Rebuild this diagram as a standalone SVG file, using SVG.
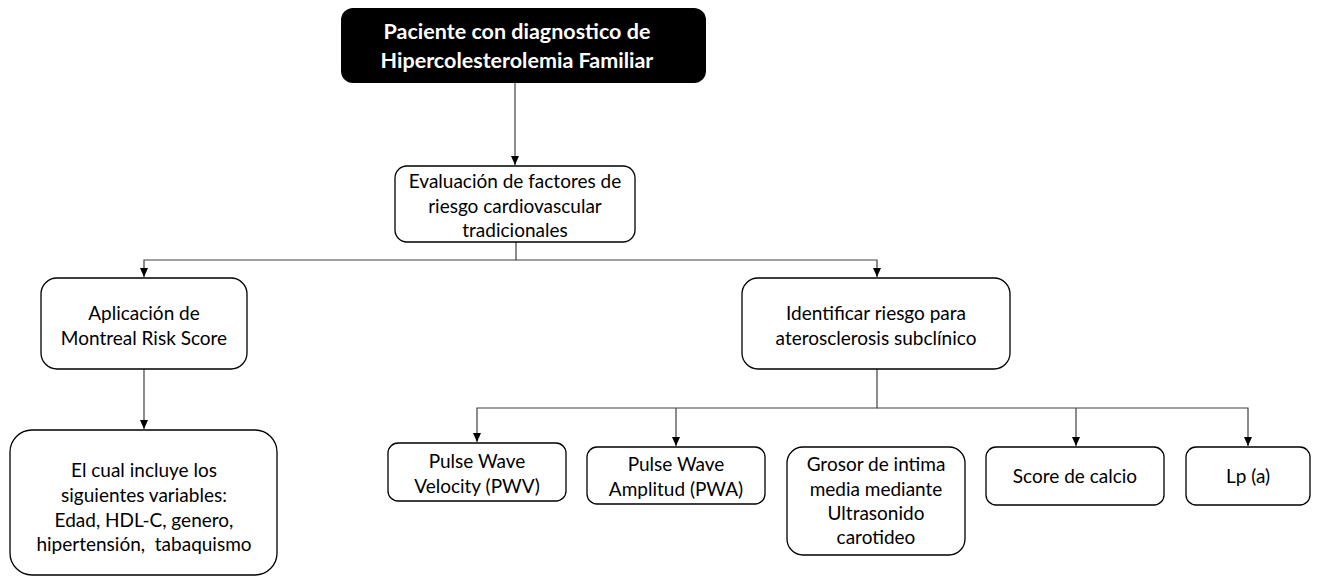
<svg xmlns="http://www.w3.org/2000/svg" width="1319" height="576" viewBox="0 0 1319 576">
<style>
.box{fill:#fff;stroke:#000;stroke-width:1.3}
.t{font-family:Lato,"Liberation Sans",sans-serif;font-size:19px;fill:#000;text-anchor:middle}
.tb{font-family:Lato,"Liberation Sans",sans-serif;font-size:21.5px;font-weight:bold;fill:#fff;text-anchor:middle}
.c{fill:none;stroke:#404040;stroke-width:1.2}
</style>
<defs>
<marker id="arr" markerWidth="10" markerHeight="10" refX="9" refY="5" orient="auto" markerUnits="userSpaceOnUse">
<path d="M0,1 L9,5 L0,9 Z" fill="#000"/>
</marker>
</defs>
<rect width="1319" height="576" fill="#fff"/>
<g id="connectors">
<path class="c" d="M515,83 V165" marker-end="url(#arr)"/>
<path class="c" d="M516,242 V260 H144 V277" marker-end="url(#arr)"/>
<path class="c" d="M516,260 H877 V277" marker-end="url(#arr)"/>
<path class="c" d="M144,369 V429" marker-end="url(#arr)"/>
<path class="c" d="M877,369 V408 H477 V442" marker-end="url(#arr)"/>
<path class="c" d="M676,408 V446" marker-end="url(#arr)"/>
<path class="c" d="M877,408 H1248 V446" marker-end="url(#arr)"/>
<path class="c" d="M1076,408 V446" marker-end="url(#arr)"/>
</g>
<g id="n-paciente">
<rect x="341" y="8" width="365" height="75" rx="12" fill="#000"/>
<text class="tb" x="517" y="39">Paciente con diagnostico de</text>
<text class="tb" x="517" y="68">Hipercolesterolemia Familiar</text>
</g>
<g id="n-evaluacion">
<rect class="box" x="395" y="166" width="240" height="76" rx="12"/>
<text class="t" x="515" y="188">Evaluación de factores de</text>
<text class="t" x="515" y="213">riesgo cardiovascular</text>
<text class="t" x="515" y="237">tradicionales</text>
</g>
<g id="n-montreal">
<rect class="box" x="41" y="278" width="206" height="91" rx="16"/>
<text class="t" x="144" y="320">Aplicación de</text>
<text class="t" x="144" y="345">Montreal Risk Score</text>
</g>
<g id="n-identificar">
<rect class="box" x="742" y="278" width="268" height="91" rx="16"/>
<text class="t" x="876" y="320">Identificar riesgo para</text>
<text class="t" x="876" y="345">aterosclerosis subclínico</text>
</g>
<g id="n-variables">
<rect class="box" x="10" y="430" width="267" height="145" rx="22"/>
<text class="t" x="144" y="477">El cual incluye los</text>
<text class="t" x="144" y="502">siguientes variables:</text>
<text class="t" x="144" y="527">Edad, HDL-C, genero,</text>
<text class="t" x="144" y="551">hipertensión,&#160; tabaquismo</text>
</g>
<g id="n-pwv">
<rect class="box" x="388" y="443" width="178" height="58" rx="10"/>
<text class="t" x="477" y="468">Pulse Wave</text>
<text class="t" x="477" y="493">Velocity (PWV)</text>
</g>
<g id="n-pwa">
<rect class="box" x="587" y="447" width="178" height="57" rx="10"/>
<text class="t" x="676" y="471">Pulse Wave</text>
<text class="t" x="676" y="496">Amplitud (PWA)</text>
</g>
<g id="n-grosor">
<rect class="box" x="787" y="447" width="178" height="108" rx="16"/>
<text class="t" x="876" y="471">Grosor de intima</text>
<text class="t" x="876" y="496">media mediante</text>
<text class="t" x="876" y="520">Ultrasonido</text>
<text class="t" x="876" y="544">carotideo</text>
</g>
<g id="n-calcio">
<rect class="box" x="986" y="447" width="178" height="58" rx="10"/>
<text class="t" x="1075" y="483">Score de calcio</text>
</g>
<g id="n-lpa">
<rect class="box" x="1186" y="447" width="124" height="58" rx="10"/>
<text class="t" x="1248" y="483">Lp (a)</text>
</g>
</svg>
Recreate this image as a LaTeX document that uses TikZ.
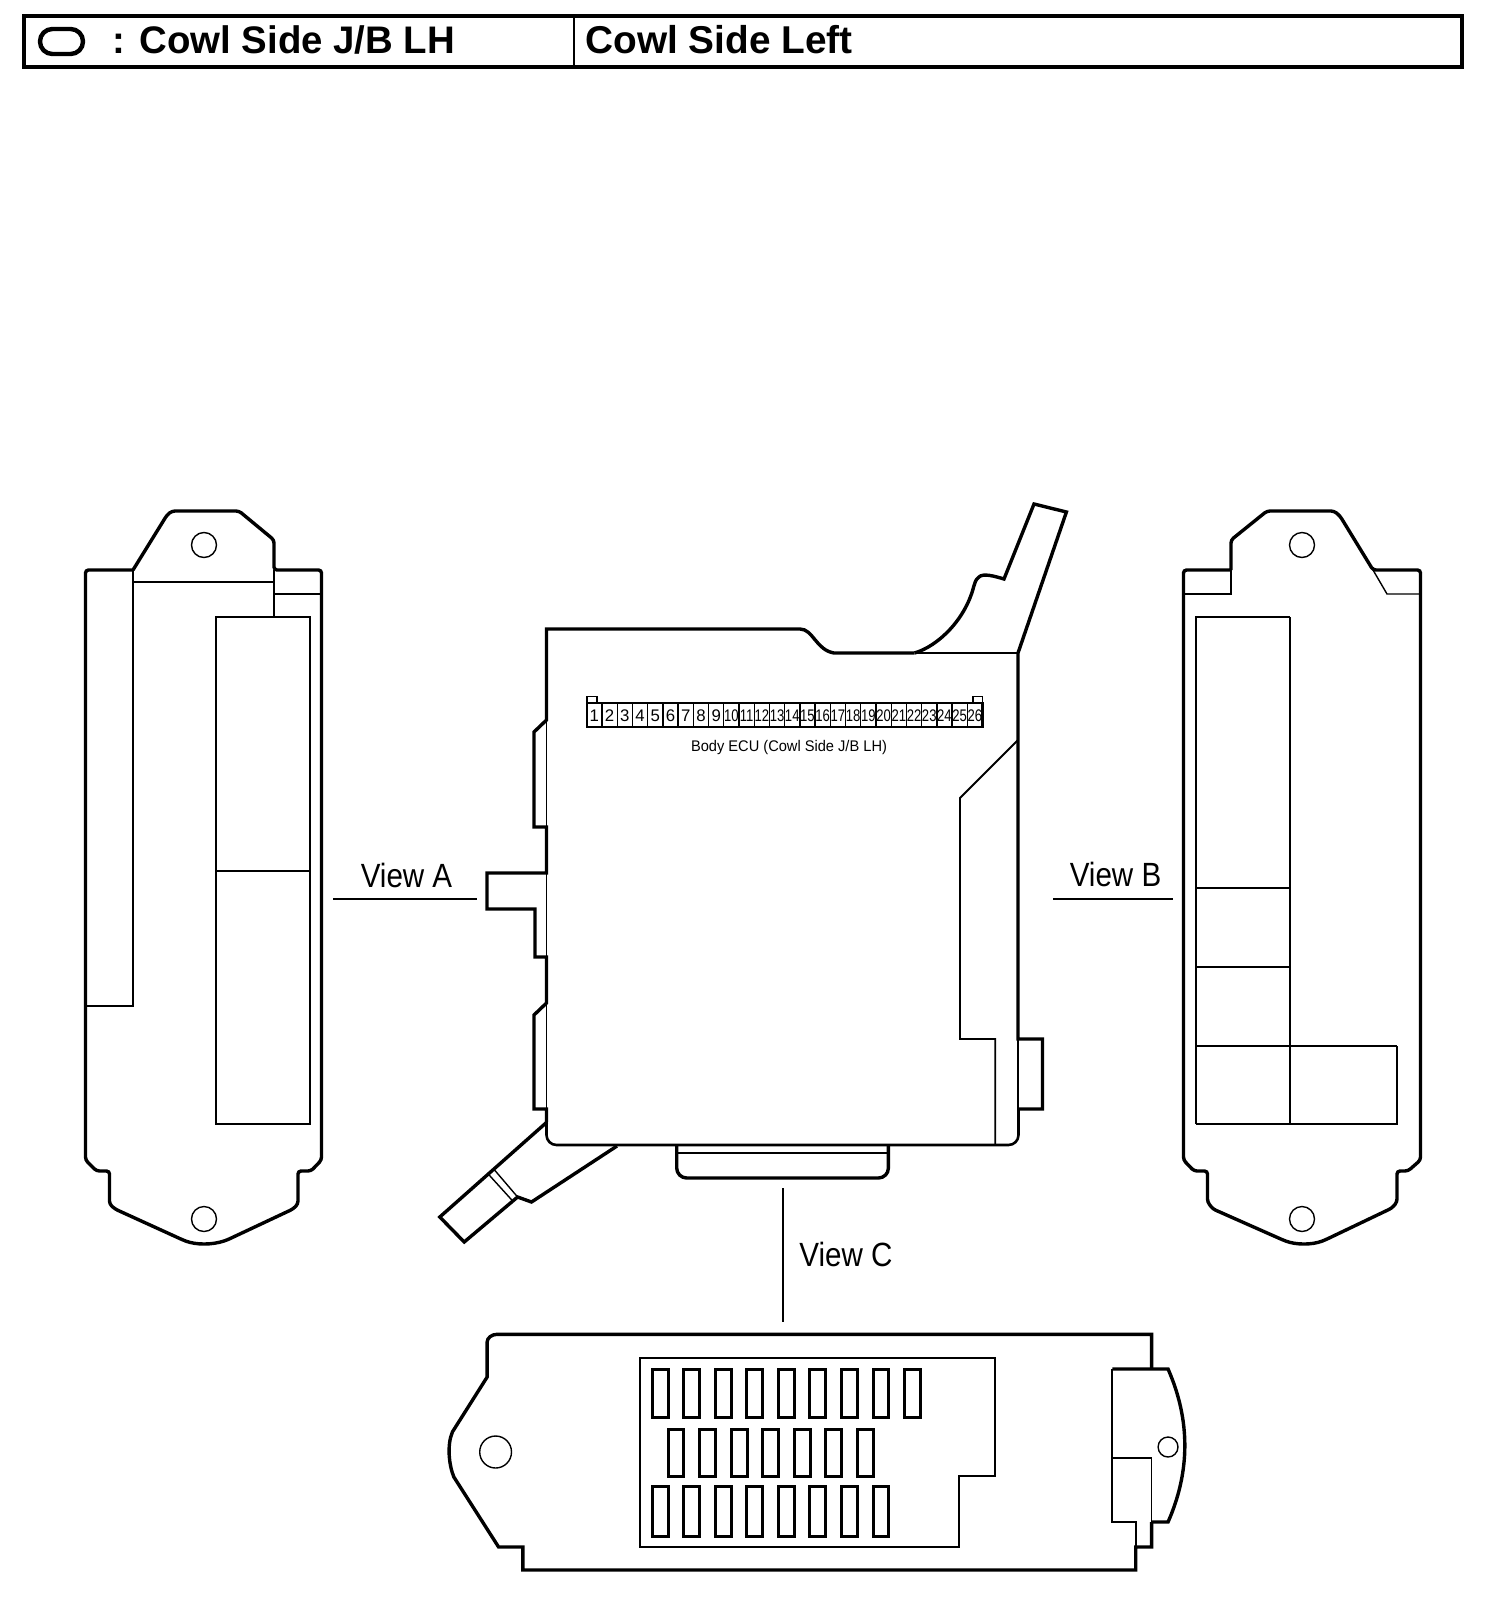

##########

SHORT TASK → Leaving all pictures aside, quote each record exactly.

WRITTEN SOLUTION →
Rebuild this diagram as a standalone SVG file, using SVG.
<svg xmlns="http://www.w3.org/2000/svg" width="1319" height="576" viewBox="0 0 1319 576">
<style>
.box{fill:#fff;stroke:#000;stroke-width:1.3}
.t{font-family:Lato,"Liberation Sans",sans-serif;font-size:19px;fill:#000;text-anchor:middle}
.tb{font-family:Lato,"Liberation Sans",sans-serif;font-size:21.5px;font-weight:bold;fill:#fff;text-anchor:middle}
.c{fill:none;stroke:#404040;stroke-width:1.2}
</style>
<defs>
<marker id="arr" markerWidth="10" markerHeight="10" refX="9" refY="5" orient="auto" markerUnits="userSpaceOnUse">
<path d="M0,1 L9,5 L0,9 Z" fill="#000"/>
</marker>
</defs>
<rect width="1319" height="576" fill="#fff"/>
<g id="connectors">
<path class="c" d="M515,83 V165" marker-end="url(#arr)"/>
<path class="c" d="M516,242 V260 H144 V277" marker-end="url(#arr)"/>
<path class="c" d="M516,260 H877 V277" marker-end="url(#arr)"/>
<path class="c" d="M144,369 V429" marker-end="url(#arr)"/>
<path class="c" d="M877,369 V408 H477 V442" marker-end="url(#arr)"/>
<path class="c" d="M676,408 V446" marker-end="url(#arr)"/>
<path class="c" d="M877,408 H1248 V446" marker-end="url(#arr)"/>
<path class="c" d="M1076,408 V446" marker-end="url(#arr)"/>
</g>
<g id="n-paciente">
<rect x="341" y="8" width="365" height="75" rx="12" fill="#000"/>
<text class="tb" x="517" y="39">Paciente con diagnostico de</text>
<text class="tb" x="517" y="68">Hipercolesterolemia Familiar</text>
</g>
<g id="n-evaluacion">
<rect class="box" x="395" y="166" width="240" height="76" rx="12"/>
<text class="t" x="515" y="188">Evaluación de factores de</text>
<text class="t" x="515" y="213">riesgo cardiovascular</text>
<text class="t" x="515" y="237">tradicionales</text>
</g>
<g id="n-montreal">
<rect class="box" x="41" y="278" width="206" height="91" rx="16"/>
<text class="t" x="144" y="320">Aplicación de</text>
<text class="t" x="144" y="345">Montreal Risk Score</text>
</g>
<g id="n-identificar">
<rect class="box" x="742" y="278" width="268" height="91" rx="16"/>
<text class="t" x="876" y="320">Identificar riesgo para</text>
<text class="t" x="876" y="345">aterosclerosis subclínico</text>
</g>
<g id="n-variables">
<rect class="box" x="10" y="430" width="267" height="145" rx="22"/>
<text class="t" x="144" y="477">El cual incluye los</text>
<text class="t" x="144" y="502">siguientes variables:</text>
<text class="t" x="144" y="527">Edad, HDL-C, genero,</text>
<text class="t" x="144" y="551">hipertensión,&#160; tabaquismo</text>
</g>
<g id="n-pwv">
<rect class="box" x="388" y="443" width="178" height="58" rx="10"/>
<text class="t" x="477" y="468">Pulse Wave</text>
<text class="t" x="477" y="493">Velocity (PWV)</text>
</g>
<g id="n-pwa">
<rect class="box" x="587" y="447" width="178" height="57" rx="10"/>
<text class="t" x="676" y="471">Pulse Wave</text>
<text class="t" x="676" y="496">Amplitud (PWA)</text>
</g>
<g id="n-grosor">
<rect class="box" x="787" y="447" width="178" height="108" rx="16"/>
<text class="t" x="876" y="471">Grosor de intima</text>
<text class="t" x="876" y="496">media mediante</text>
<text class="t" x="876" y="520">Ultrasonido</text>
<text class="t" x="876" y="544">carotideo</text>
</g>
<g id="n-calcio">
<rect class="box" x="986" y="447" width="178" height="58" rx="10"/>
<text class="t" x="1075" y="483">Score de calcio</text>
</g>
<g id="n-lpa">
<rect class="box" x="1186" y="447" width="124" height="58" rx="10"/>
<text class="t" x="1248" y="483">Lp (a)</text>
</g>
</svg>
Recreate this image as a LaTeX document that uses TikZ.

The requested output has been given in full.